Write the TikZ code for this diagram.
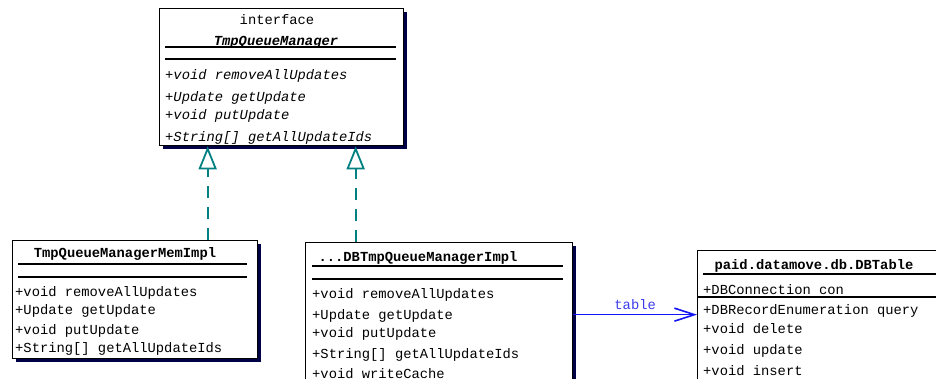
\documentclass[tikz,border=0pt]{standalone}
\usepackage{fontspec}
\setmonofont{Liberation Mono}
\usepackage{xcolor}
\usepackage{tikz}
\usetikzlibrary{arrows.meta, shadows}

\definecolor{umlteal}{RGB}{0,128,128}
\definecolor{umlblue}{RGB}{20,20,245}
\definecolor{umllabel}{RGB}{60,60,235}
\definecolor{umlshadow}{RGB}{0,0,70}
\newcommand{\umlfont}{\fontsize{13.8}{16}\selectfont\ttfamily}

\begin{document}
\begin{tikzpicture}[
      x=1pt, y=-1pt,
      classbox/.style={
         draw=black,
         line width=1.3pt,
         fill=white,
         anchor=north west,
         inner sep=0pt,
         drop shadow={shadow xshift=3pt, shadow yshift=-3pt,
                      fill=umlshadow, opacity=1}},
      member/.style={anchor=mid west, inner sep=0pt, yshift=-2.5pt, font=\umlfont},
      classname/.style={anchor=mid, inner sep=0pt, yshift=-2.5pt, font=\umlfont\bfseries},
      sepline/.style={line width=1.6pt},
      realize/.style={
         draw=umlteal, line width=1.8pt,
         dash pattern=on 12pt off 9pt,
         -{Triangle[open, length=23pt, width=18pt, line width=1.8pt]}},
      assoc/.style={
         draw=umlblue, line width=1.6pt,
         -{Straight Barb[length=20pt, width=13pt, line width=1.6pt]}}
      ]
      \useasboundingbox (0,0) rectangle (936,378);
      \clip (0,0) rectangle (936,378);

      % class boxes
      \node[classbox, minimum width=244pt, minimum height=137pt] at (159, 8) (mgr) {};
      \node[classbox, minimum width=245pt, minimum height=118pt] at (12, 240) (mem) {};
      \node[classbox, minimum width=267pt, minimum height=160pt] at (305, 242) (db) {};
      \node[classbox, minimum width=260pt, minimum height=150pt] at (697, 250) (tab) {};

      % compartments
      \foreach \xa/\xb/\y in {165/396/47, 165/396/59,
                              18/247/264, 18/247/277,
                              312/563/266, 312/563/279,
                              703/940/274, 697/940/297}
        \draw[sepline] (\xa, \y) -- (\xb, \y);

      % interface
      \node[inner sep=0pt, font=\umlfont] at (277, 20) (mgr-st) {interface};
      \node[classname, font=\umlfont\bfseries\itshape] at (276, 41) (mgr-name) {TmpQueueManager};
      \foreach \y/\txt [count=\i] in {%
        75/{+void removeAllUpdates},
        97/{+Update getUpdate},
        115/{+void putUpdate},
        137/{+String[] getAllUpdateIds}}
        \node[member, font=\umlfont\itshape] at (165, \y) (mgr-\i) {\txt};

      % memory implementation
      \node[classname] at (125, 253) (mem-name) {TmpQueueManagerMemImpl};
      \foreach \y/\txt [count=\i] in {%
        292/{+void removeAllUpdates},
        310/{+Update getUpdate},
        330/{+void putUpdate},
        348/{+String[] getAllUpdateIds}}
        \node[member] at (15, \y) (mem-\i) {\txt};

      % database implementation
      \node[classname] at (418, 257) (db-name) {...DBTmpQueueManagerImpl};
      \foreach \y/\txt [count=\i] in {%
        294/{+void removeAllUpdates},
        315/{+Update getUpdate},
        333/{+void putUpdate},
        354/{+String[] getAllUpdateIds},
        374/{+void writeCache}}
        \node[member] at (312, \y) (db-\i) {\txt};

      % table class
      \node[classname] at (814, 265) (tab-name) {paid.datamove.db.DBTable};
      \foreach \y/\txt [count=\i] in {%
        290/{+DBConnection con},
        310/{+DBRecordEnumeration query},
        329/{+void delete},
        350/{+void update},
        371/{+void insert}}
        \node[member] at (703, \y) (tab-\i) {\txt};

      % relations
      \draw[realize] ([xshift=72.5pt]mem.north) -- ([xshift=72.5pt]mem.north |- mgr.south);
      \draw[realize] ([xshift=-83.5pt]db.north) -- ([xshift=-83.5pt]db.north |- mgr.south);
      \draw[assoc] ([yshift=8pt]db.east) -- ([yshift=8pt]db.east -| tab.west)
        node[midway, above=4pt, inner sep=0pt, font=\umlfont, text=umllabel] (tab-role) {table};

\end{tikzpicture}
\end{document}
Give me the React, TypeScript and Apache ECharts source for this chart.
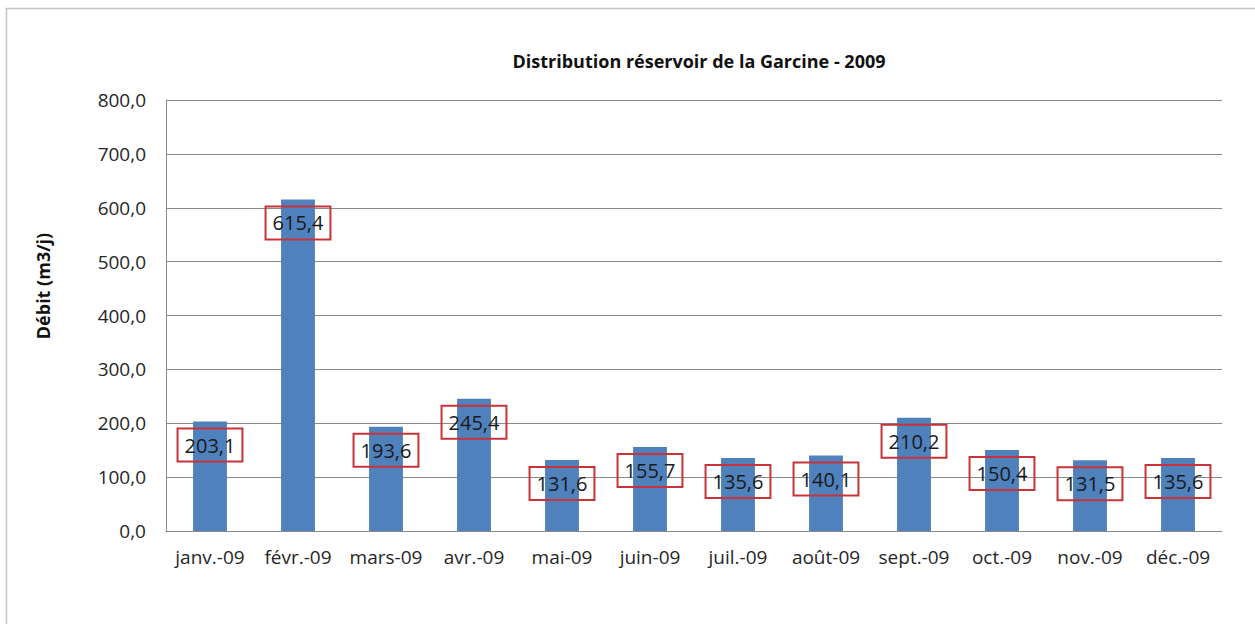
════
## [What the task asks]
Write out the records above once more, word for word, with no pictures.

## [Result of this exercise]
Write the TikZ code for this diagram.
\documentclass[tikz,border=0pt]{standalone}
\usepackage{fontspec}
\setmonofont{Liberation Mono}
\usepackage{xcolor}
\usepackage{tikz}
\usetikzlibrary{arrows.meta, shadows}

\definecolor{umlteal}{RGB}{0,128,128}
\definecolor{umlblue}{RGB}{20,20,245}
\definecolor{umllabel}{RGB}{60,60,235}
\definecolor{umlshadow}{RGB}{0,0,70}
\newcommand{\umlfont}{\fontsize{13.8}{16}\selectfont\ttfamily}

\begin{document}
\begin{tikzpicture}[
      x=1pt, y=-1pt,
      classbox/.style={
         draw=black,
         line width=1.3pt,
         fill=white,
         anchor=north west,
         inner sep=0pt,
         drop shadow={shadow xshift=3pt, shadow yshift=-3pt,
                      fill=umlshadow, opacity=1}},
      member/.style={anchor=mid west, inner sep=0pt, yshift=-2.5pt, font=\umlfont},
      classname/.style={anchor=mid, inner sep=0pt, yshift=-2.5pt, font=\umlfont\bfseries},
      sepline/.style={line width=1.6pt},
      realize/.style={
         draw=umlteal, line width=1.8pt,
         dash pattern=on 12pt off 9pt,
         -{Triangle[open, length=23pt, width=18pt, line width=1.8pt]}},
      assoc/.style={
         draw=umlblue, line width=1.6pt,
         -{Straight Barb[length=20pt, width=13pt, line width=1.6pt]}}
      ]
      \useasboundingbox (0,0) rectangle (936,378);
      \clip (0,0) rectangle (936,378);

      % class boxes
      \node[classbox, minimum width=244pt, minimum height=137pt] at (159, 8) (mgr) {};
      \node[classbox, minimum width=245pt, minimum height=118pt] at (12, 240) (mem) {};
      \node[classbox, minimum width=267pt, minimum height=160pt] at (305, 242) (db) {};
      \node[classbox, minimum width=260pt, minimum height=150pt] at (697, 250) (tab) {};

      % compartments
      \foreach \xa/\xb/\y in {165/396/47, 165/396/59,
                              18/247/264, 18/247/277,
                              312/563/266, 312/563/279,
                              703/940/274, 697/940/297}
        \draw[sepline] (\xa, \y) -- (\xb, \y);

      % interface
      \node[inner sep=0pt, font=\umlfont] at (277, 20) (mgr-st) {interface};
      \node[classname, font=\umlfont\bfseries\itshape] at (276, 41) (mgr-name) {TmpQueueManager};
      \foreach \y/\txt [count=\i] in {%
        75/{+void removeAllUpdates},
        97/{+Update getUpdate},
        115/{+void putUpdate},
        137/{+String[] getAllUpdateIds}}
        \node[member, font=\umlfont\itshape] at (165, \y) (mgr-\i) {\txt};

      % memory implementation
      \node[classname] at (125, 253) (mem-name) {TmpQueueManagerMemImpl};
      \foreach \y/\txt [count=\i] in {%
        292/{+void removeAllUpdates},
        310/{+Update getUpdate},
        330/{+void putUpdate},
        348/{+String[] getAllUpdateIds}}
        \node[member] at (15, \y) (mem-\i) {\txt};

      % database implementation
      \node[classname] at (418, 257) (db-name) {...DBTmpQueueManagerImpl};
      \foreach \y/\txt [count=\i] in {%
        294/{+void removeAllUpdates},
        315/{+Update getUpdate},
        333/{+void putUpdate},
        354/{+String[] getAllUpdateIds},
        374/{+void writeCache}}
        \node[member] at (312, \y) (db-\i) {\txt};

      % table class
      \node[classname] at (814, 265) (tab-name) {paid.datamove.db.DBTable};
      \foreach \y/\txt [count=\i] in {%
        290/{+DBConnection con},
        310/{+DBRecordEnumeration query},
        329/{+void delete},
        350/{+void update},
        371/{+void insert}}
        \node[member] at (703, \y) (tab-\i) {\txt};

      % relations
      \draw[realize] ([xshift=72.5pt]mem.north) -- ([xshift=72.5pt]mem.north |- mgr.south);
      \draw[realize] ([xshift=-83.5pt]db.north) -- ([xshift=-83.5pt]db.north |- mgr.south);
      \draw[assoc] ([yshift=8pt]db.east) -- ([yshift=8pt]db.east -| tab.west)
        node[midway, above=4pt, inner sep=0pt, font=\umlfont, text=umllabel] (tab-role) {table};

\end{tikzpicture}
\end{document}
Give me the React, TypeScript and Apache ECharts source for this chart.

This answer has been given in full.